[Start of DATA SEGMENT]
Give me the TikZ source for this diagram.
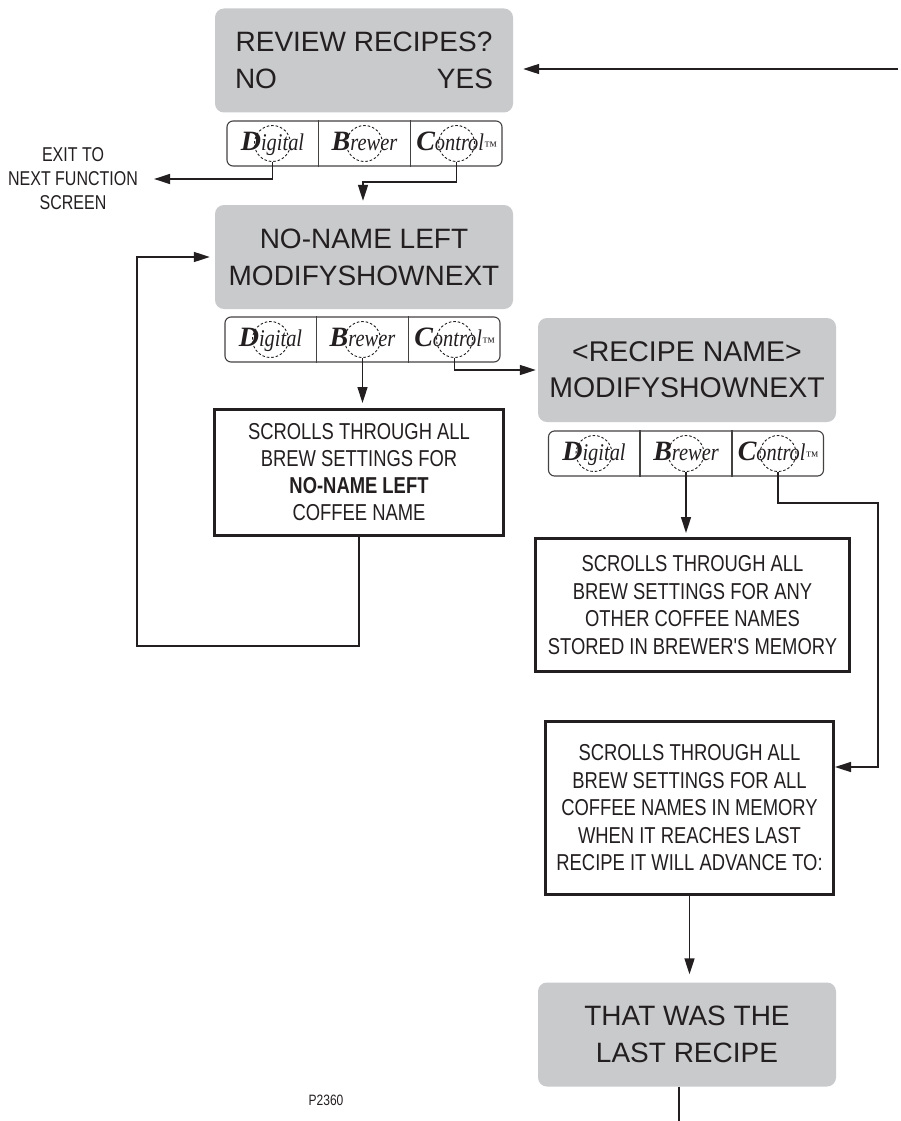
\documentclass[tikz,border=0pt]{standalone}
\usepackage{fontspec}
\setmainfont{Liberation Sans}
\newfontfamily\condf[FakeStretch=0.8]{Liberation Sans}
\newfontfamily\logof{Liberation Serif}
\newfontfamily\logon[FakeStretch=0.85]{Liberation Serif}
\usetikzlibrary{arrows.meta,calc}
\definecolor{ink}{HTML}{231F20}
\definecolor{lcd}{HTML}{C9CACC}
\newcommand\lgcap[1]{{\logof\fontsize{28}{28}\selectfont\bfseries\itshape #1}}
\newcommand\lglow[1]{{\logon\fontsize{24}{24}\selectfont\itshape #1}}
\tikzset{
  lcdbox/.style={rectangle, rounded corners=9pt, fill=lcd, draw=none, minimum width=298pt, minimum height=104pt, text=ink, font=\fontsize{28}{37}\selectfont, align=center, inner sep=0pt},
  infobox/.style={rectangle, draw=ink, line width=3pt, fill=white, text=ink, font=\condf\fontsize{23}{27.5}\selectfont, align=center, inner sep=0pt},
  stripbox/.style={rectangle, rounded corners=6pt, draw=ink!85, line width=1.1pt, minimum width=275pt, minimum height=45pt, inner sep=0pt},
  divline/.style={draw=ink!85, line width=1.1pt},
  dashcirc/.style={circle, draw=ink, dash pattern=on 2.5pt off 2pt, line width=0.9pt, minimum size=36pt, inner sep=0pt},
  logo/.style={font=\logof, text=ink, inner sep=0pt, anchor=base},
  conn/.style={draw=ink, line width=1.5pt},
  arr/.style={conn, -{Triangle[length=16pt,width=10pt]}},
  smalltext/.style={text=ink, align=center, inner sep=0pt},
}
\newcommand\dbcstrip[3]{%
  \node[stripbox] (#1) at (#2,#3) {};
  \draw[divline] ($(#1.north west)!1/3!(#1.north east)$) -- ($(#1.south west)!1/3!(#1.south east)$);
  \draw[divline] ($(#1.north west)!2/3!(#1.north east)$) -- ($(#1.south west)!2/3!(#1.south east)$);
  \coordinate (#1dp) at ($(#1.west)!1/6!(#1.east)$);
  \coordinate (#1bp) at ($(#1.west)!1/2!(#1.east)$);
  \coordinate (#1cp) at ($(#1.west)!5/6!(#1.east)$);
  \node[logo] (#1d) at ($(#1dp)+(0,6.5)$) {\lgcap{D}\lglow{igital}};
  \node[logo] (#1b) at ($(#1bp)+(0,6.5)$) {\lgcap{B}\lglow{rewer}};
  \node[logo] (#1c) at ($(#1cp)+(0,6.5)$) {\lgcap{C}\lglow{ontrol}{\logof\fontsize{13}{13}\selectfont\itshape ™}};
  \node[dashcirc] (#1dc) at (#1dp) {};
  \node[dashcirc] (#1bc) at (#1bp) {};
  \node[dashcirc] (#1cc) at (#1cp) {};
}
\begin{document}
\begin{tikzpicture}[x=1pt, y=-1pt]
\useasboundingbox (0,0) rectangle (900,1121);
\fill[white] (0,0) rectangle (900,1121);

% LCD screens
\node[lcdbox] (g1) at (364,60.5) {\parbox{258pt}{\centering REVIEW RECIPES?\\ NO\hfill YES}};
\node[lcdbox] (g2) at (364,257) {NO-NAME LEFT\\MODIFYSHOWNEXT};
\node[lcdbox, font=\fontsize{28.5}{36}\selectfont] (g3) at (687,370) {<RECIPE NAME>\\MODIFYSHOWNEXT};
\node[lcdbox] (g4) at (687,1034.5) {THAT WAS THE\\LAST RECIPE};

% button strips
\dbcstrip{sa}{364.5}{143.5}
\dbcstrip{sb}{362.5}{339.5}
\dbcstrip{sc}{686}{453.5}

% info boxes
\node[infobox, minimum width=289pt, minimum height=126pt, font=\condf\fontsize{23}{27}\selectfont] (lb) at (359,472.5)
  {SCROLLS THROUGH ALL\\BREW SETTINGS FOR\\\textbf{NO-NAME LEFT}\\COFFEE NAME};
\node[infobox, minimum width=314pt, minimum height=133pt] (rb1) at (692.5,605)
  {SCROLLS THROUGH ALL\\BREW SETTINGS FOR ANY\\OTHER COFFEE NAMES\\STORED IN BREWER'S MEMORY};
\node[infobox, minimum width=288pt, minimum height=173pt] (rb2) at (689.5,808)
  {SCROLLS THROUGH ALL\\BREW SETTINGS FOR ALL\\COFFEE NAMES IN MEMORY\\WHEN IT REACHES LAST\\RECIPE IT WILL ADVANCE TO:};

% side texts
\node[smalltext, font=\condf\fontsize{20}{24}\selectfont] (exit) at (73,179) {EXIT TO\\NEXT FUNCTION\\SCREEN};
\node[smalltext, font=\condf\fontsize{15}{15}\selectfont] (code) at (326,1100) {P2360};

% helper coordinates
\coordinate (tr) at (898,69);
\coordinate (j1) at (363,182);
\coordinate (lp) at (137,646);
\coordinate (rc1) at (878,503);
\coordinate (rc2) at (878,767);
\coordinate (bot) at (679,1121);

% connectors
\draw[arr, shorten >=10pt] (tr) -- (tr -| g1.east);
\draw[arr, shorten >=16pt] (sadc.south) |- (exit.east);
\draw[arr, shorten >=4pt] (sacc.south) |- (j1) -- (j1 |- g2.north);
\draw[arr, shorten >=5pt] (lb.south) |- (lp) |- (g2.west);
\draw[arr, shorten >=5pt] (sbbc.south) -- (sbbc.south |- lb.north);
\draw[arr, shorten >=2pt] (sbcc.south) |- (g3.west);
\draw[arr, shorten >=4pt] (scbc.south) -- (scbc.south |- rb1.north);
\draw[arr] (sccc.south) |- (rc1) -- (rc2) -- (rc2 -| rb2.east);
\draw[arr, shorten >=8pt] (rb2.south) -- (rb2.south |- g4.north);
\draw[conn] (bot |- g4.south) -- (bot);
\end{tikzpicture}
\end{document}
[End of DATA SEGMENT]
= EXERCISE DETAILS =
Set the data above down again exactly as given, with no pictures.

= SOLUTION TO THIS TASK =
Give me the TikZ source for this diagram.
\documentclass[tikz,border=0pt]{standalone}
\usepackage{fontspec}
\setmainfont{Liberation Sans}
\newfontfamily\condf[FakeStretch=0.8]{Liberation Sans}
\newfontfamily\logof{Liberation Serif}
\newfontfamily\logon[FakeStretch=0.85]{Liberation Serif}
\usetikzlibrary{arrows.meta,calc}
\definecolor{ink}{HTML}{231F20}
\definecolor{lcd}{HTML}{C9CACC}
\newcommand\lgcap[1]{{\logof\fontsize{28}{28}\selectfont\bfseries\itshape #1}}
\newcommand\lglow[1]{{\logon\fontsize{24}{24}\selectfont\itshape #1}}
\tikzset{
  lcdbox/.style={rectangle, rounded corners=9pt, fill=lcd, draw=none, minimum width=298pt, minimum height=104pt, text=ink, font=\fontsize{28}{37}\selectfont, align=center, inner sep=0pt},
  infobox/.style={rectangle, draw=ink, line width=3pt, fill=white, text=ink, font=\condf\fontsize{23}{27.5}\selectfont, align=center, inner sep=0pt},
  stripbox/.style={rectangle, rounded corners=6pt, draw=ink!85, line width=1.1pt, minimum width=275pt, minimum height=45pt, inner sep=0pt},
  divline/.style={draw=ink!85, line width=1.1pt},
  dashcirc/.style={circle, draw=ink, dash pattern=on 2.5pt off 2pt, line width=0.9pt, minimum size=36pt, inner sep=0pt},
  logo/.style={font=\logof, text=ink, inner sep=0pt, anchor=base},
  conn/.style={draw=ink, line width=1.5pt},
  arr/.style={conn, -{Triangle[length=16pt,width=10pt]}},
  smalltext/.style={text=ink, align=center, inner sep=0pt},
}
\newcommand\dbcstrip[3]{%
  \node[stripbox] (#1) at (#2,#3) {};
  \draw[divline] ($(#1.north west)!1/3!(#1.north east)$) -- ($(#1.south west)!1/3!(#1.south east)$);
  \draw[divline] ($(#1.north west)!2/3!(#1.north east)$) -- ($(#1.south west)!2/3!(#1.south east)$);
  \coordinate (#1dp) at ($(#1.west)!1/6!(#1.east)$);
  \coordinate (#1bp) at ($(#1.west)!1/2!(#1.east)$);
  \coordinate (#1cp) at ($(#1.west)!5/6!(#1.east)$);
  \node[logo] (#1d) at ($(#1dp)+(0,6.5)$) {\lgcap{D}\lglow{igital}};
  \node[logo] (#1b) at ($(#1bp)+(0,6.5)$) {\lgcap{B}\lglow{rewer}};
  \node[logo] (#1c) at ($(#1cp)+(0,6.5)$) {\lgcap{C}\lglow{ontrol}{\logof\fontsize{13}{13}\selectfont\itshape ™}};
  \node[dashcirc] (#1dc) at (#1dp) {};
  \node[dashcirc] (#1bc) at (#1bp) {};
  \node[dashcirc] (#1cc) at (#1cp) {};
}
\begin{document}
\begin{tikzpicture}[x=1pt, y=-1pt]
\useasboundingbox (0,0) rectangle (900,1121);
\fill[white] (0,0) rectangle (900,1121);

% LCD screens
\node[lcdbox] (g1) at (364,60.5) {\parbox{258pt}{\centering REVIEW RECIPES?\\ NO\hfill YES}};
\node[lcdbox] (g2) at (364,257) {NO-NAME LEFT\\MODIFYSHOWNEXT};
\node[lcdbox, font=\fontsize{28.5}{36}\selectfont] (g3) at (687,370) {<RECIPE NAME>\\MODIFYSHOWNEXT};
\node[lcdbox] (g4) at (687,1034.5) {THAT WAS THE\\LAST RECIPE};

% button strips
\dbcstrip{sa}{364.5}{143.5}
\dbcstrip{sb}{362.5}{339.5}
\dbcstrip{sc}{686}{453.5}

% info boxes
\node[infobox, minimum width=289pt, minimum height=126pt, font=\condf\fontsize{23}{27}\selectfont] (lb) at (359,472.5)
  {SCROLLS THROUGH ALL\\BREW SETTINGS FOR\\\textbf{NO-NAME LEFT}\\COFFEE NAME};
\node[infobox, minimum width=314pt, minimum height=133pt] (rb1) at (692.5,605)
  {SCROLLS THROUGH ALL\\BREW SETTINGS FOR ANY\\OTHER COFFEE NAMES\\STORED IN BREWER'S MEMORY};
\node[infobox, minimum width=288pt, minimum height=173pt] (rb2) at (689.5,808)
  {SCROLLS THROUGH ALL\\BREW SETTINGS FOR ALL\\COFFEE NAMES IN MEMORY\\WHEN IT REACHES LAST\\RECIPE IT WILL ADVANCE TO:};

% side texts
\node[smalltext, font=\condf\fontsize{20}{24}\selectfont] (exit) at (73,179) {EXIT TO\\NEXT FUNCTION\\SCREEN};
\node[smalltext, font=\condf\fontsize{15}{15}\selectfont] (code) at (326,1100) {P2360};

% helper coordinates
\coordinate (tr) at (898,69);
\coordinate (j1) at (363,182);
\coordinate (lp) at (137,646);
\coordinate (rc1) at (878,503);
\coordinate (rc2) at (878,767);
\coordinate (bot) at (679,1121);

% connectors
\draw[arr, shorten >=10pt] (tr) -- (tr -| g1.east);
\draw[arr, shorten >=16pt] (sadc.south) |- (exit.east);
\draw[arr, shorten >=4pt] (sacc.south) |- (j1) -- (j1 |- g2.north);
\draw[arr, shorten >=5pt] (lb.south) |- (lp) |- (g2.west);
\draw[arr, shorten >=5pt] (sbbc.south) -- (sbbc.south |- lb.north);
\draw[arr, shorten >=2pt] (sbcc.south) |- (g3.west);
\draw[arr, shorten >=4pt] (scbc.south) -- (scbc.south |- rb1.north);
\draw[arr] (sccc.south) |- (rc1) -- (rc2) -- (rc2 -| rb2.east);
\draw[arr, shorten >=8pt] (rb2.south) -- (rb2.south |- g4.north);
\draw[conn] (bot |- g4.south) -- (bot);
\end{tikzpicture}
\end{document}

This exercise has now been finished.